Saturday, June 28, 2008

In defense of my mullet.

This incredibly kick-ass live cover of "My Back Pages", which includes some of the most influential and rockin' musicians of our time (or any time for that matter)---i.e. Neil Young, Tom Petty, Eric Clapton, Roger McGuinn, the late-George Harrison, and The Man, himself---was part of the 30th Anniversary Bob Dylan tribute concert in 1992. In 1992, I had a mullet, which many of my friends consider to be on the later-end of mulletdom; thus, making me incredibly un-hip, backwards and behind the times. I finally severed my mullet in 1993, shortly before entering college. However, it's worthy of mention, I quickly replaced the mullet with a spider plant, pseudo-Cobain doo, where I kept the top long and shaved the sides and the back, which, in retrospect, was an even bigger douche doo. Then I grew it all out and became the sensitive ponytail man, an even more ridiculous hair-persona. Basically, I sucked throughout my formative years and beyond. Actually, I'm still a douche with a Supercuts Special.

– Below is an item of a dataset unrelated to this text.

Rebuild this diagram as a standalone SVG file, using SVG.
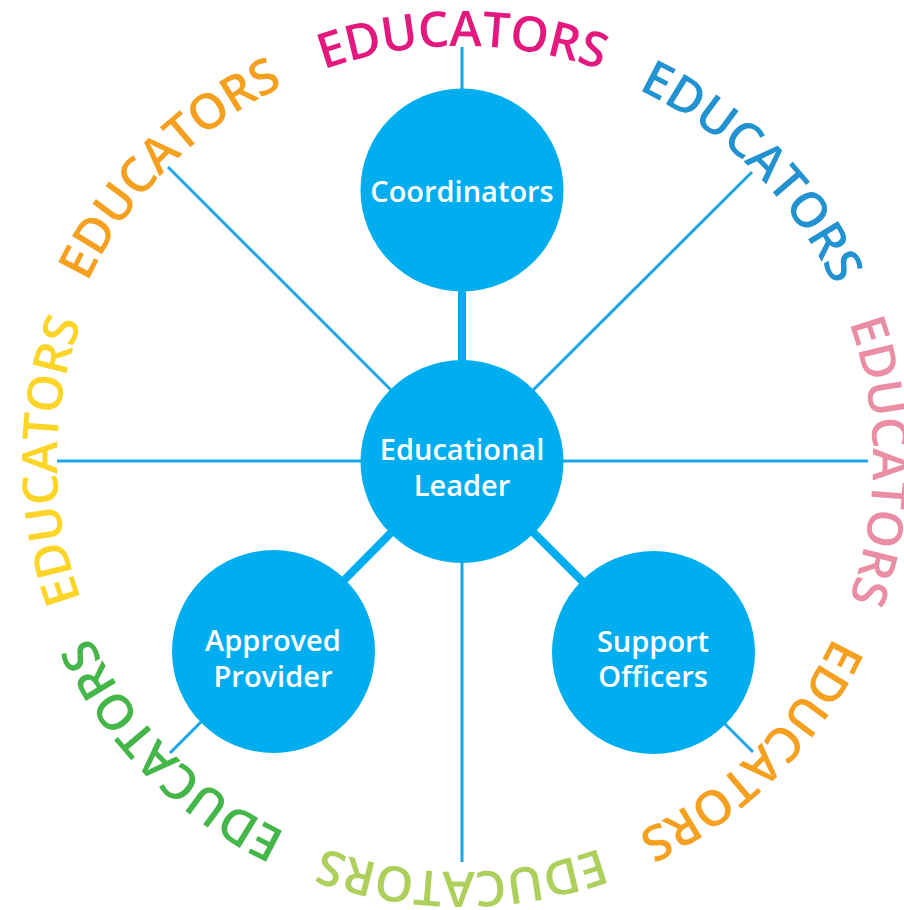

However, my point for posting this clip is to exonerate myself. Look carefully. George Harrison--- a fucking Beatle, for God's sake!---and Roger McGuinn have mullets. And if you examine this even closer, Neil Young has a little bit of bangs, hence, a mullet. You see, I wasn't a complete turd if Neil friggin' Young was rocking the mullet, too. My mullet had some street cred in 1992. So, hypothetically, were you to visit my parents' place in Rhode Island and see my high school senior portrait framed on the wall in their den and say something like, "Hey, look at Graziano and his lame-ass mullet five years after mullets were popular," I'd say, "Lick my ball-bag, dickwad. George Harrison had a mullet, too."

With enough coaxing, I might post a pic of my mullet on this blog. Maybe. Then again, I'm a public school teacher. Let's change that to doubtful.

Question: Can anyone make out a single word Bob Dylan is singing here? I'm not entirely sure he's singing in English.

6 comments:

Andrew said...

Ball-bag? You've only got one? Ouch.

Nate Graziano said...

Silly, silly man. The "ball-bag" is the sack holds both balls. As far as I know, unless you happen to have four balls---and that's a lot of nuts, you only have one ball-bag.

Of course, mind you, I'm a complete idiot, so I might be entirely wrong.

Anonymous said...

You do realize that Neil Young spent the entirety of the 1980's being completely uncool, right? Not to mention that breif period around 2002ish when he wrote that song about 9/11. I'm just saying, the dude has made some mistakes.

-Brian

Nate Graziano said...

The album "Freedom" wasn't cool? Giving it to Daddy Bush and corporatization of America in the late-80s wasn't cool? I'd beg to differ on that one. Besides, if you wrote albums like "After The Gold Rush," "Tonight's the Night" "Harvest" and "Rust Never Sleeps", on top of playing with Crosby, Stills and Nash, I think you're afforded a couple of mulligans. And cool is the 80s was entirely relative, seeing the whole nation was coked to the gills. Ozzy had bangs and bit the heads off bats, for God's sake. Nope. I'm not buying this argument. Neil could've worn adult diapers and shit himself on stage and still been cool on the merit of the body of his work as a musician.

Anonymous said...

Writing Everybody Knows This is Nowhere and On the Beach alone would be fair enough game for Neil to record techno remixes for the rest of his career and still be amazing. I would never argue he isn't the coolest man to ever walk this earth -- he is -- I'm just saying, 1992 Neil isn't the one I'd shoot for. I'd aim for '74.

And I'm not buying that "Let's Roll" is anything but a lame "pump up" rally that got Don Imus all teary-eyed. Neil should know better.

-Brian

Nate Graziano said...

Maybe he wrote "Let's Impeach the President" to let us know that Neil from the "Ohio" and "The Campaigner" days hadn't abandoned us completely.

No argument that an early/mid 70s Neil ranked supreme. I truly believe "Tonight's The Night" is one of, if not, his best album. And it sold so poorly. But isn't that always the case?

But I also think the best album he's put in the past thirty years was "Greendale" and that was universally panned, too.

However, point taken: the early-80s computer-age nonsense with the use of the synthosizers and the voice box (the only song I can think of where the voice box is semi-cool is AIC's "Man in the Box")is painful. The neo-bebop crap circa the same time, in the words of Garth: "Suck my will to live."